Things came to a head on May 1, 1886, in the Haymarket Square incident in Chicago, where workers gathered to ask for an eight-hour work day. The prevailing pattern was that a typical worker was paid $1.50 a day and was required to work six ten-hour days per week. The slogan of the demonstrators gathered in the Square was “An eight hour day, with no cut in pay”! Employers thought that was like stealing their last dollar in profit. In what started as a peaceful demonstration, speeches became more and more heated. Heavily armed police were nearby, and when someone threw a homemade bomb, the police started firing. The incident ended in chaos, with eleven people dead. Ultimately, eight men were convicted of capital offenses, six of them immigrant Germans.
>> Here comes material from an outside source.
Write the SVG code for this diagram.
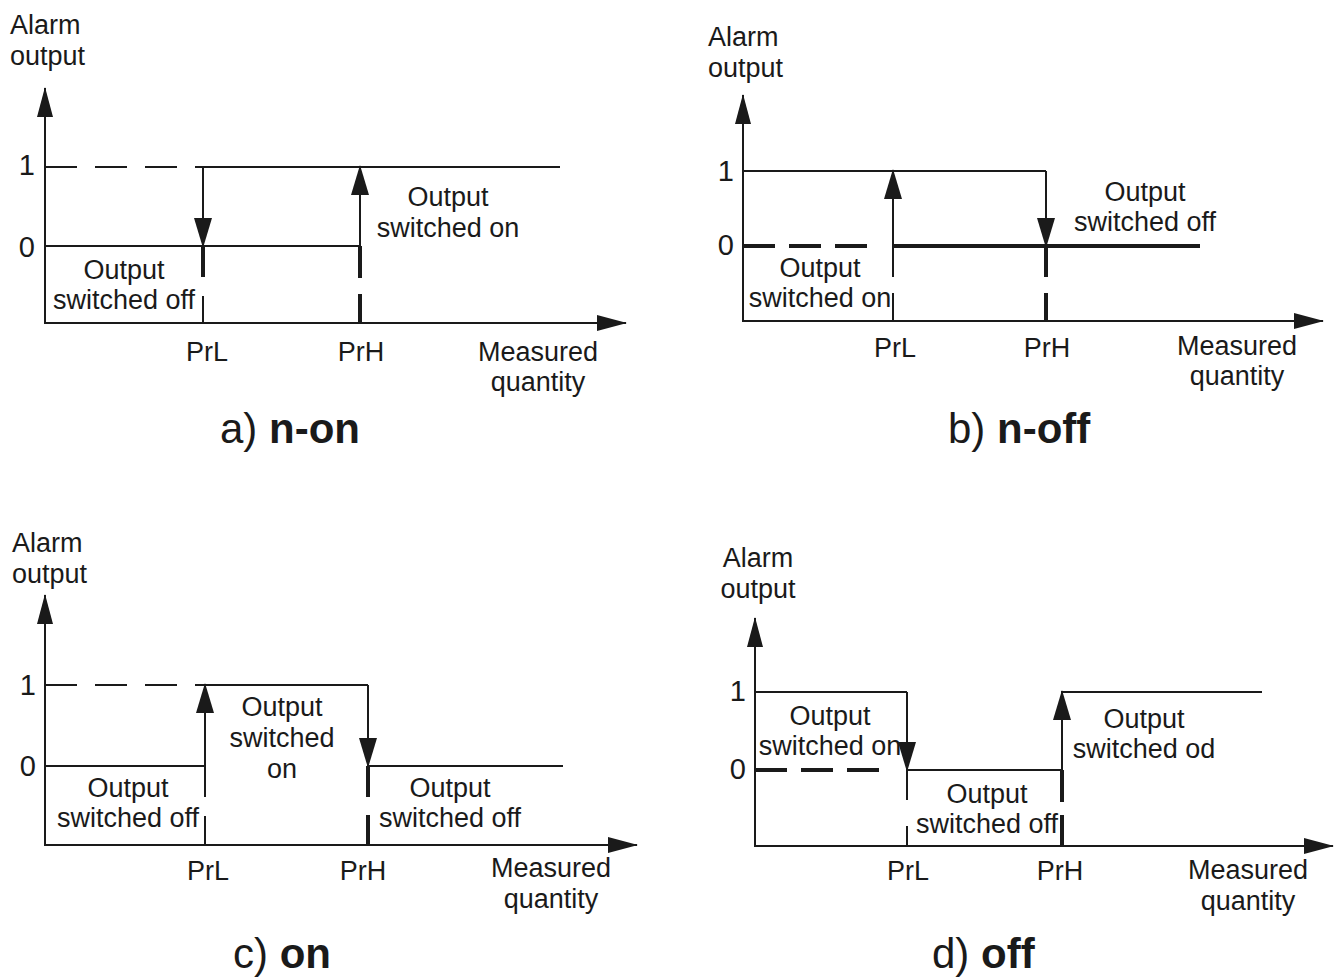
<svg xmlns="http://www.w3.org/2000/svg" width="1339" height="977" viewBox="0 0 1339 977">
<defs>
<marker id="ah" markerUnits="userSpaceOnUse" markerWidth="30" markerHeight="20" refX="29" refY="9" orient="auto">
<path d="M0,0 L30,9 L0,18 z" fill="#1a1a1a"/>
</marker>
<marker id="ax" markerUnits="userSpaceOnUse" markerWidth="30" markerHeight="18" refX="29" refY="8" orient="auto">
<path d="M0,0 L30,8 L0,16 z" fill="#1a1a1a"/>
</marker>
<style>
text{font-family:"Liberation Sans",Arial,sans-serif;font-size:27px;fill:#1a1a1a}
.m{text-anchor:middle}
.e{text-anchor:end;font-size:29px}
.t{font-size:42px}
.b{font-weight:bold}
line{stroke:#1a1a1a;stroke-linecap:butt;fill:none}
.th{stroke-width:2}
.tk{stroke-width:4}
.ds{stroke-width:2;stroke-dasharray:32 18}
.dk{stroke-width:4;stroke-dasharray:32 14}
.axis{stroke-width:2;marker-end:url(#ax)}
.arr{stroke-width:2;marker-end:url(#ah)}
</style>
</defs>
<rect width="1339" height="977" fill="#fff"/>

<g id="connectors">
<!-- panel a -->
<line class="axis" x1="45" y1="324" x2="45" y2="88"/>
<line class="axis" x1="44" y1="323" x2="626" y2="323"/>
<line class="ds" x1="45" y1="167" x2="203" y2="167"/>
<line class="th" x1="203" y1="167" x2="560" y2="167"/>
<line class="th" x1="45" y1="246" x2="360" y2="246"/>
<line class="arr" x1="203" y1="167" x2="203" y2="247"/>
<line class="tk" x1="203" y1="246" x2="203" y2="277"/>
<line class="th" x1="203" y1="296" x2="203" y2="323"/>
<line class="arr" x1="360" y1="246" x2="360" y2="166"/>
<line class="tk" x1="360" y1="246" x2="360" y2="278"/>
<line class="tk" x1="360" y1="294" x2="360" y2="323"/>

<!-- panel b -->
<line class="axis" x1="743" y1="322" x2="743" y2="95"/>
<line class="axis" x1="742" y1="321" x2="1323" y2="321"/>
<line class="th" x1="743" y1="171" x2="1046" y2="171"/>
<line class="dk" x1="743" y1="246" x2="875" y2="246"/>
<line class="tk" x1="893" y1="246" x2="1200" y2="246"/>
<line class="arr" x1="893" y1="277" x2="893" y2="170"/>
<line class="th" x1="893" y1="293" x2="893" y2="321"/>
<line class="arr" x1="1046" y1="171" x2="1046" y2="247"/>
<line class="tk" x1="1046" y1="246" x2="1046" y2="277"/>
<line class="tk" x1="1046" y1="293" x2="1046" y2="321"/>

<!-- panel c -->
<line class="axis" x1="45" y1="846" x2="45" y2="595"/>
<line class="axis" x1="44" y1="845" x2="637" y2="845"/>
<line class="ds" x1="45" y1="685" x2="205" y2="685"/>
<line class="th" x1="205" y1="685" x2="368" y2="685"/>
<line class="th" x1="45" y1="766" x2="205" y2="766"/>
<line class="th" x1="368" y1="766" x2="563" y2="766"/>
<line class="arr" x1="205" y1="797" x2="205" y2="684"/>
<line class="th" x1="205" y1="816" x2="205" y2="845"/>
<line class="arr" x1="368" y1="685" x2="368" y2="767"/>
<line class="tk" x1="368" y1="766" x2="368" y2="797"/>
<line class="tk" x1="368" y1="815" x2="368" y2="845"/>

<!-- panel d -->
<line class="axis" x1="755" y1="847" x2="755" y2="618"/>
<line class="axis" x1="754" y1="846" x2="1333" y2="846"/>
<line class="th" x1="755" y1="692" x2="907" y2="692"/>
<line class="th" x1="1062" y1="692" x2="1262" y2="692"/>
<line class="dk" x1="755" y1="770" x2="893" y2="770"/>
<line class="th" x1="907" y1="770" x2="1062" y2="770"/>
<line class="arr" x1="907" y1="692" x2="907" y2="771"/>
<line class="th" x1="907" y1="770" x2="907" y2="800"/>
<line class="th" x1="907" y1="826" x2="907" y2="846"/>
<line class="arr" x1="1062" y1="770" x2="1062" y2="691"/>
<line class="tk" x1="1062" y1="770" x2="1062" y2="802"/>
<line class="tk" x1="1062" y1="815" x2="1062" y2="846"/>
</g>

<g id="panel-a">
<text x="10" y="34">Alarm</text>
<text x="10" y="65">output</text>
<text class="e" x="35" y="175">1</text>
<text class="e" x="35" y="257">0</text>
<text class="m" x="124" y="279">Output</text>
<text class="m" x="124" y="309">switched off</text>
<text class="m" x="448" y="206">Output</text>
<text class="m" x="448" y="237">switched on</text>
<text class="m" x="207" y="361">PrL</text>
<text class="m" x="361" y="361">PrH</text>
<text class="m" x="538" y="361">Measured</text>
<text class="m" x="538" y="391">quantity</text>
<text class="t" x="220" y="443">a) <tspan class="b">n-on</tspan></text>
</g>

<g id="panel-b">
<text x="708" y="46">Alarm</text>
<text x="708" y="77">output</text>
<text class="e" x="734" y="181">1</text>
<text class="e" x="734" y="255">0</text>
<text class="m" x="1145" y="201">Output</text>
<text class="m" x="1145" y="231">switched off</text>
<text class="m" x="820" y="277">Output</text>
<text class="m" x="820" y="307">switched on</text>
<text class="m" x="895" y="357">PrL</text>
<text class="m" x="1047" y="357">PrH</text>
<text class="m" x="1237" y="355">Measured</text>
<text class="m" x="1237" y="385">quantity</text>
<text class="t" x="948" y="443">b) <tspan class="b">n-off</tspan></text>
</g>

<g id="panel-c">
<text x="12" y="552">Alarm</text>
<text x="12" y="583">output</text>
<text class="e" x="36" y="695">1</text>
<text class="e" x="36" y="776">0</text>
<text class="m" x="282" y="716">Output</text>
<text class="m" x="282" y="747">switched</text>
<text class="m" x="282" y="778">on</text>
<text class="m" x="128" y="797">Output</text>
<text class="m" x="128" y="827">switched off</text>
<text class="m" x="450" y="797">Output</text>
<text class="m" x="450" y="827">switched off</text>
<text class="m" x="208" y="880">PrL</text>
<text class="m" x="363" y="880">PrH</text>
<text class="m" x="551" y="877">Measured</text>
<text class="m" x="551" y="908">quantity</text>
<text class="t" x="233" y="968">c) <tspan class="b">on</tspan></text>
</g>

<g id="panel-d">
<text class="m" x="758" y="567">Alarm</text>
<text class="m" x="758" y="598">output</text>
<text class="e" x="746" y="701">1</text>
<text class="e" x="746" y="779">0</text>
<text class="m" x="830" y="725">Output</text>
<text class="m" x="830" y="755">switched on</text>
<text class="m" x="1144" y="728">Output</text>
<text class="m" x="1144" y="758">switched od</text>
<text class="m" x="987" y="803">Output</text>
<text class="m" x="987" y="833">switched off</text>
<text class="m" x="908" y="880">PrL</text>
<text class="m" x="1060" y="880">PrH</text>
<text class="m" x="1248" y="879">Measured</text>
<text class="m" x="1248" y="910">quantity</text>
<text class="t" x="932" y="968">d) <tspan class="b">off</tspan></text>
</g>
</svg>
This incident gave impetus to the labor organizing movement. There was an effort to create an annual holiday on May 1, and this actually has become International Workers Day in many countries. But President Grover Cleveland tried to head this off in America by proclaiming in 1894 that the first Monday in September would be Labor Day in the United States. By doing this, he hoped to give American workers a day to celebrate that would not be connected in their minds with all the conflict of labor-management struggles.
There has been more than a century of economic history in the United States since then, and many formulas for equity have been attempted or advocated. Since the 2008 Recession, however, America’s “working classes” have clearly slid backward in their relative strength. Increasing numbers have fallen beneath the poverty line and have a sense of hopelessness. This is not a good time for labor.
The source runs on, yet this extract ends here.